Banking giant's latest quarterly outlook suggests the economy will continue to improve
Canada’s economy entered 2026 on unsteady footing, but Royal Bank of Canada (RBC) economists argue that monetary policy has already done much of its work – and that fiscal support now matters more for keeping growth alive.
In their latest Quarterly Canadian Outlook, the team said the Bank of Canada still has room to respond if conditions deteriorated.
“The BoC still has room to boost to the economy through lower interest rates if the backdrop were to weaken, or inflation to slow more than we expect,” the report said.
That safety valve, however, remains firmly in the background.
“Our cautious optimism that the economy will continue to improve means we don’t think further reductions will be needed,” the economists said, pointing to stabilizing labour markets and an easing shock from last year’s United States tariff escalation.
Instead, the heavy lifting has already shifted to government balance sheets.

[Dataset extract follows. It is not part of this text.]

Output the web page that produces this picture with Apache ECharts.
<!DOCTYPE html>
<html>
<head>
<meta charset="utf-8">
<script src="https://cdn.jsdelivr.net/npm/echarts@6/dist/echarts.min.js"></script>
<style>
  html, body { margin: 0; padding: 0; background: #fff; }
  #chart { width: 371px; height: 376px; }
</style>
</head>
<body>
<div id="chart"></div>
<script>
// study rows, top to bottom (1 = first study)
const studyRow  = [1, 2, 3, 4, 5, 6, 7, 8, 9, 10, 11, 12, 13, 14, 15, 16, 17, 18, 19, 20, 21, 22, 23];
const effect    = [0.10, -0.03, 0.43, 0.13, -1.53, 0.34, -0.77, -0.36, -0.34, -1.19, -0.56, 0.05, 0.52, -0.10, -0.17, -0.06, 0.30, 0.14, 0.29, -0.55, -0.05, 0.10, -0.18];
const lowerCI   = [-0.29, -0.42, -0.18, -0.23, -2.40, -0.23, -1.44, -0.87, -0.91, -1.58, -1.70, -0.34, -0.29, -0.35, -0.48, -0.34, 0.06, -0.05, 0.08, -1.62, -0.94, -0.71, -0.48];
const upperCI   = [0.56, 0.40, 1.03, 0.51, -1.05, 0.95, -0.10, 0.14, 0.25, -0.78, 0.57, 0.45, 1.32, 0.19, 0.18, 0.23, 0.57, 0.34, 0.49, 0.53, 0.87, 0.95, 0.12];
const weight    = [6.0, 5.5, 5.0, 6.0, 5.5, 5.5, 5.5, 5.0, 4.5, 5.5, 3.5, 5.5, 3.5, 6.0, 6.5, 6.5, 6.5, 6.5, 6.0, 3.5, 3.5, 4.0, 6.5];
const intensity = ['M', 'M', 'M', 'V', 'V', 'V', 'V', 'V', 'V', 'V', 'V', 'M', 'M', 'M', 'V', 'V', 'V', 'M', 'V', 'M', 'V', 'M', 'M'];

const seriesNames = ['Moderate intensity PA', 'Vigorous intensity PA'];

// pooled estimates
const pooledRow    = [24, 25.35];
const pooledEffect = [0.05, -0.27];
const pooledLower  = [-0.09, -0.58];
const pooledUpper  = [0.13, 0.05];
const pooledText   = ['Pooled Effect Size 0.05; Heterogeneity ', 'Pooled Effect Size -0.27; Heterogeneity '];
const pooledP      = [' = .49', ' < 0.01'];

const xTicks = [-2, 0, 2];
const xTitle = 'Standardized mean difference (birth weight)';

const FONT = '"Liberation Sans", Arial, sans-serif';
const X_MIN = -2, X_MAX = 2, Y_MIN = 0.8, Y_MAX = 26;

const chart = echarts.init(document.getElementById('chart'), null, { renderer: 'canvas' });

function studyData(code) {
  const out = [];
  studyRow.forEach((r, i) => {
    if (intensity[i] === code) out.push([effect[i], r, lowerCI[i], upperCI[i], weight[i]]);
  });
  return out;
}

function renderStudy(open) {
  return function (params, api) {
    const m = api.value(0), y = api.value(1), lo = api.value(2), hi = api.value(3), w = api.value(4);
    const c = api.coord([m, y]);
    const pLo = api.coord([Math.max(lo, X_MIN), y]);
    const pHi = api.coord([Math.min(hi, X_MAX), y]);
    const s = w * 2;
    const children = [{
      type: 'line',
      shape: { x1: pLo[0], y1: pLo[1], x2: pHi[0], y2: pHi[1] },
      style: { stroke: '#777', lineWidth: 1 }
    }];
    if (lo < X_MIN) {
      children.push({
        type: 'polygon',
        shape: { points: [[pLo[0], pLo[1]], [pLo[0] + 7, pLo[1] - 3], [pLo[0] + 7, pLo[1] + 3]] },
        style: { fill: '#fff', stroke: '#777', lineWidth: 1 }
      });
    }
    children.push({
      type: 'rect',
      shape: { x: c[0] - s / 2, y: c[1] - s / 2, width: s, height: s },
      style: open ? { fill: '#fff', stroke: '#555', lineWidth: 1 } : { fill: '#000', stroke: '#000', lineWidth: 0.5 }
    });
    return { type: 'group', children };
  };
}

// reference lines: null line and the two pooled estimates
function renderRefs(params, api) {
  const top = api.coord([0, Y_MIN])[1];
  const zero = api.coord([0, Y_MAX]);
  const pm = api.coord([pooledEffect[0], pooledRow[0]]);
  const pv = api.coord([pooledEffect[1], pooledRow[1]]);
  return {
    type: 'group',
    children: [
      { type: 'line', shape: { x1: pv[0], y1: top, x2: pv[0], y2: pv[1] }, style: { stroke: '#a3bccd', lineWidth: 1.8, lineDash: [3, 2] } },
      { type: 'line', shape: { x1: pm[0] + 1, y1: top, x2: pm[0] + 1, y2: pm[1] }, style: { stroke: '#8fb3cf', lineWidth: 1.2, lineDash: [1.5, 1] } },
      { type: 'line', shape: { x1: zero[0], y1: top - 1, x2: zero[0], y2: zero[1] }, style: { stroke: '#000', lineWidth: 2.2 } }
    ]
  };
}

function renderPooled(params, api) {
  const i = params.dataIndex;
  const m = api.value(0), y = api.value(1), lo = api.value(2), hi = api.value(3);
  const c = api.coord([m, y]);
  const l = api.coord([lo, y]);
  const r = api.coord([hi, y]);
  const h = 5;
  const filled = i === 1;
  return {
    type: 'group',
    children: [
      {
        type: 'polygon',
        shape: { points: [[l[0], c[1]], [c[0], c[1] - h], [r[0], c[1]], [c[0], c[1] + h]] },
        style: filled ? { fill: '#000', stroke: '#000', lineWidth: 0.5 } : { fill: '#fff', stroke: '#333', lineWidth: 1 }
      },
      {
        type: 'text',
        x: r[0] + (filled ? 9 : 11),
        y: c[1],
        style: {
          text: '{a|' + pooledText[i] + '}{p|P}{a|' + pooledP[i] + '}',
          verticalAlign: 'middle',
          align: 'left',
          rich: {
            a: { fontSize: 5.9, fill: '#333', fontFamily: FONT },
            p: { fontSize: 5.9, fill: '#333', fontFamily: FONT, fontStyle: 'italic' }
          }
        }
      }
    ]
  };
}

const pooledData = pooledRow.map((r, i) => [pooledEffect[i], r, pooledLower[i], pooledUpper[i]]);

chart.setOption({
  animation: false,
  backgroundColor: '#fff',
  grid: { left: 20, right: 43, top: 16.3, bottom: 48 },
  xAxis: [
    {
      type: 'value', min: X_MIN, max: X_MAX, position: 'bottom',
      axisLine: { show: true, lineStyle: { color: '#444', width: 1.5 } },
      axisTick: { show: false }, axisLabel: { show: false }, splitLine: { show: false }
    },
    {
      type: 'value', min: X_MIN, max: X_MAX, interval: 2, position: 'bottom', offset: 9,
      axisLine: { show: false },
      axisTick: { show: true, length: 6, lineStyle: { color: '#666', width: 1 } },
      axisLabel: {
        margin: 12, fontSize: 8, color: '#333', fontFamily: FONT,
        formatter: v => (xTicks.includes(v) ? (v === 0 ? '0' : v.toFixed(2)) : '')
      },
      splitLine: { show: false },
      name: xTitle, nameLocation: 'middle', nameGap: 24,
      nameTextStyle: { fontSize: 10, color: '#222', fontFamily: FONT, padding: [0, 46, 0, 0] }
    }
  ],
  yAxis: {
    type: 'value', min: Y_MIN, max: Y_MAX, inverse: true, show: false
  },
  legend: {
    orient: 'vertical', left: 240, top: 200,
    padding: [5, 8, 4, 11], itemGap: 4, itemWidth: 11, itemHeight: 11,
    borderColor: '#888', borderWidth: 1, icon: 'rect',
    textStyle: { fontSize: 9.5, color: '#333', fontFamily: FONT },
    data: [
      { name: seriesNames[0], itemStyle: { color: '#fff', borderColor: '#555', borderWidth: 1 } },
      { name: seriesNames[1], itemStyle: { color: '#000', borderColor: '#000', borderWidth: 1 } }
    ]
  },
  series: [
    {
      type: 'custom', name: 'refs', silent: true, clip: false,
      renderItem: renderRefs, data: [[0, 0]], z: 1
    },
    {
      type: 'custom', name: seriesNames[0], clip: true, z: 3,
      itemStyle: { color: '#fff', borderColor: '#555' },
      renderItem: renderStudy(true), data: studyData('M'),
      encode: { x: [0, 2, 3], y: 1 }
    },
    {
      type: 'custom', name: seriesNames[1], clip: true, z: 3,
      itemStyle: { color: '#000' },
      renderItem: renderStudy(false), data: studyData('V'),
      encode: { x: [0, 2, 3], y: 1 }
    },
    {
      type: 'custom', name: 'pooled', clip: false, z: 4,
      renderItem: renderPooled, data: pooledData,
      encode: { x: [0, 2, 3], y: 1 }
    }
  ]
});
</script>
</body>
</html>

“Government spending jumped an annualized 6% in Q4, led by a surge in spending on defence,” the report said, even as headline GDP contracted on inventory drawdowns.
Another passage captured the authors’ policy bias: “We continue to view government spending as a better policy lever to address the current fragmented economic backdrop than blanket interest rate cuts.”

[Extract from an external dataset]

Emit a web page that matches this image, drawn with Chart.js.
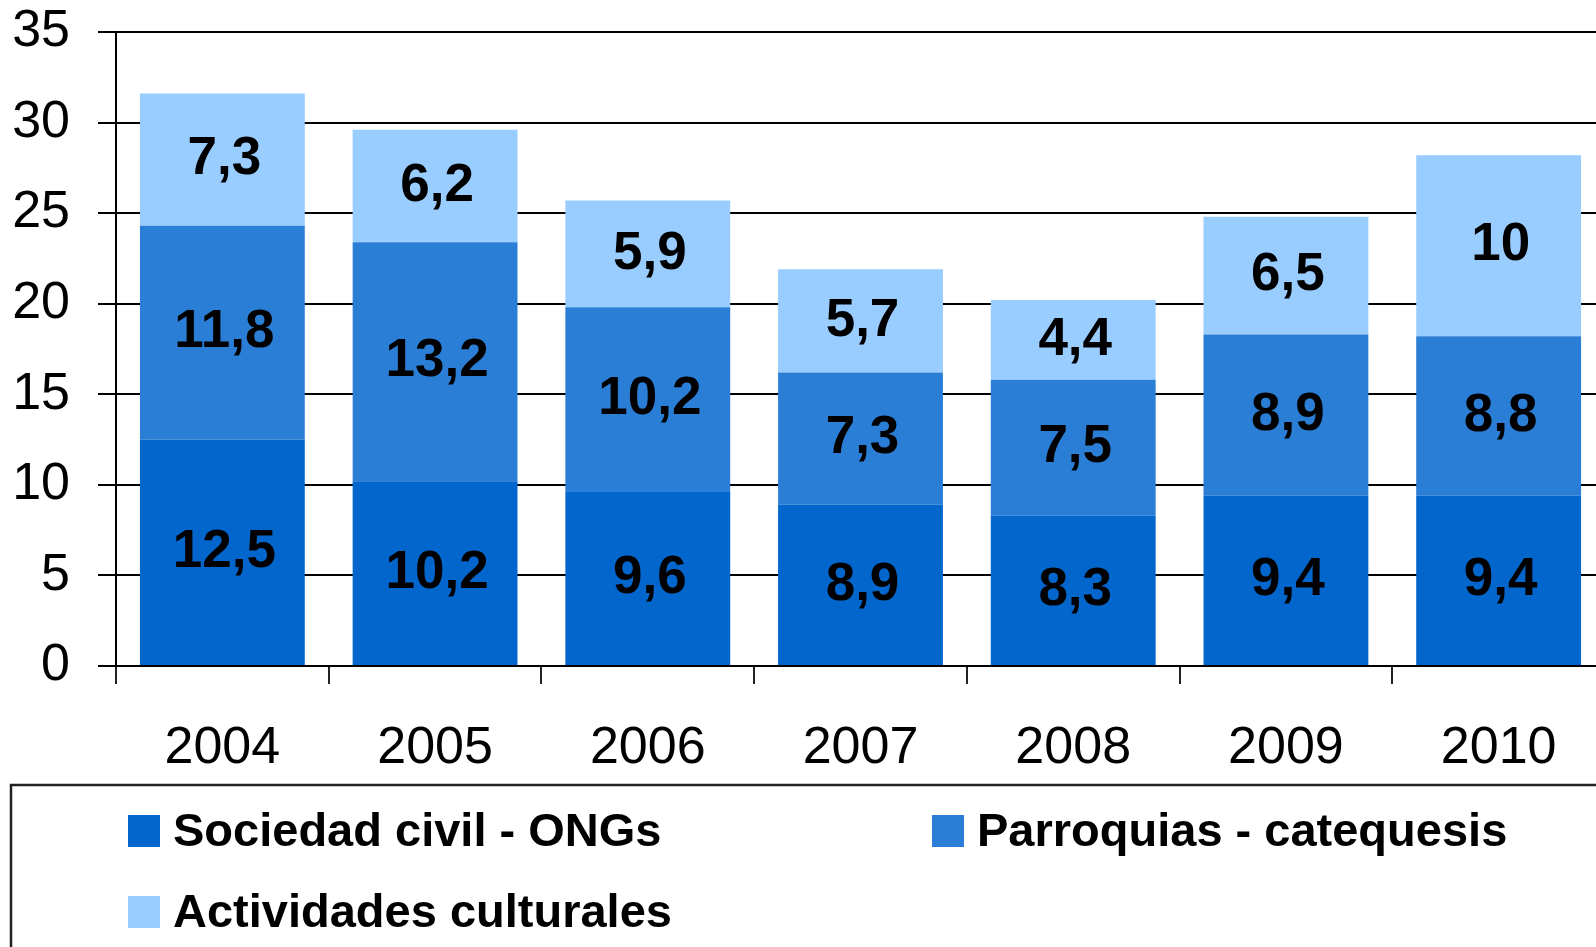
<!DOCTYPE html>
<html lang="es">

<head>
    <meta charset="UTF-8">
    <title>Sociedad civil, parroquias y actividades culturales</title>
    <script src="https://cdn.jsdelivr.net/npm/chart.js"></script>
    <style>
        html, body {
            margin: 0;
            padding: 0;
            overflow: hidden;
            background: #fff;
        }
        #wrap {
            width: 1605px;
            height: 947px;
        }
    </style>
</head>

<body>
    <div id="wrap"><canvas id="stackChart"></canvas></div>

    <script>
        const years = ['2004', '2005', '2006', '2007', '2008', '2009', '2010'];
        const sociedadCivil = [12.5, 10.2, 9.6, 8.9, 8.3, 9.4, 9.4];
        const parroquias = [11.8, 13.2, 10.2, 7.3, 7.5, 8.9, 8.8];
        const actividades = [7.3, 6.2, 5.9, 5.7, 4.4, 6.5, 10];
        const seriesNames = ['Sociedad civil - ONGs', 'Parroquias - catequesis', 'Actividades culturales'];
        const yTicks = [0, 5, 10, 15, 20, 25, 30, 35];

        const colors = ['#0366CC', '#2A7ED6', '#99CCFF'];
        const FONT = '"Liberation Sans", Arial, sans-serif';

        // value labels centred in each segment, decimal comma
        const segmentLabels = {
            id: 'segmentLabels',
            afterDatasetsDraw(chart) {
                const ctx = chart.ctx;
                ctx.save();
                ctx.font = 'bold 53px ' + FONT;
                ctx.fillStyle = '#000';
                ctx.textAlign = 'center';
                ctx.textBaseline = 'middle';
                chart.data.datasets.forEach((ds, i) => {
                    const meta = chart.getDatasetMeta(i);
                    meta.data.forEach((bar, j) => {
                        const p = bar.getProps(['x', 'y', 'base'], true);
                        const txt = String(ds.data[j]).replace('.', ',');
                        ctx.fillText(txt, p.x + 2, (p.y + p.base) / 2);
                    });
                });
                ctx.restore();
            }
        };

        // boxed legend under the axis, two columns
        const boxLegend = {
            id: 'boxLegend',
            afterDraw(chart) {
                const ctx = chart.ctx;
                const top = chart.scales.x.bottom;
                ctx.save();
                ctx.strokeStyle = '#222';
                ctx.lineWidth = 2.5;
                ctx.strokeRect(11, top, 2000, 500);

                const spots = [
                    { x: 128, row: 0 },
                    { x: 932, row: 0 },
                    { x: 128, row: 1 }
                ];
                ctx.font = 'bold 47px ' + FONT;
                ctx.textAlign = 'left';
                ctx.textBaseline = 'alphabetic';
                chart.data.datasets.forEach((ds, i) => {
                    const s = spots[i];
                    const y = top + 30 + s.row * 81;
                    ctx.fillStyle = ds.backgroundColor;
                    ctx.fillRect(s.x, y, 32, 32);
                    ctx.fillStyle = '#000';
                    ctx.fillText(ds.label, s.x + 45, y + 31);
                });
                ctx.restore();
            }
        };

        const ctx = document.getElementById('stackChart').getContext('2d');
        new Chart(ctx, {
            type: 'bar',
            data: {
                labels: years,
                datasets: [
                    { label: seriesNames[0], data: sociedadCivil, backgroundColor: colors[0] },
                    { label: seriesNames[1], data: parroquias, backgroundColor: colors[1] },
                    { label: seriesNames[2], data: actividades, backgroundColor: colors[2] }
                ]
            },
            options: {
                responsive: true,
                maintainAspectRatio: false,
                animation: false,
                layout: {
                    padding: { top: 32, left: 0, right: 0, bottom: 162 }
                },
                datasets: {
                    bar: {
                        categoryPercentage: 1,
                        barPercentage: 0.775,
                        borderWidth: 0
                    }
                },
                scales: {
                    x: {
                        stacked: true,
                        afterFit(scale) {
                            scale.height = 119;
                            scale.paddingLeft = 0;
                            scale.paddingRight = 0;
                        },
                        grid: {
                            drawOnChartArea: false,
                            drawTicks: true,
                            tickLength: 18,
                            color: '#222',
                            lineWidth: 2
                        },
                        border: { display: true, color: '#000', width: 2 },
                        ticks: {
                            color: '#000',
                            padding: 33,
                            font: { family: FONT, size: 52 }
                        }
                    },
                    y: {
                        stacked: true,
                        min: 0,
                        max: 35,
                        afterFit(scale) {
                            scale.width = 116;
                            scale.paddingTop = 0;
                            scale.paddingBottom = 0;
                        },
                        afterBuildTicks(scale) {
                            scale.ticks = yTicks.map(v => ({ value: v }));
                        },
                        grid: {
                            color: '#000',
                            lineWidth: 2,
                            tickLength: 18
                        },
                        border: { display: true, color: '#000', width: 2 },
                        ticks: {
                            color: '#000',
                            padding: 28,
                            font: { family: FONT, size: 52 }
                        }
                    }
                },
                plugins: {
                    legend: { display: false },
                    tooltip: { enabled: false }
                }
            },
            plugins: [segmentLabels, boxLegend]
        });
    </script>
</body>

</html>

At the same time, after the Bank’s late‑2025 cut, economists warned that cheaper money alone is unlikely to reignite demand in the country’s largest housing markets, describing the impact of rate moves as uneven and dependent on local fundamentals.
An earlier RBC analysis argued that still‑firm domestic demand and sticky underlying inflation would make it difficult for policymakers to justify pushing the overnight rate below its current neutral range, reinforcing expectations for a prolonged pause.
Variable‑rate borrowers might benefit from the cuts already delivered, but further relief would likely hinge on a deeper downturn or a sharper inflation retreat.
In the meantime, fiscal measures – from defence contracts to housing earmarks – are set to shape regional growth paths and credit demand more than incremental tweaks to the policy rate.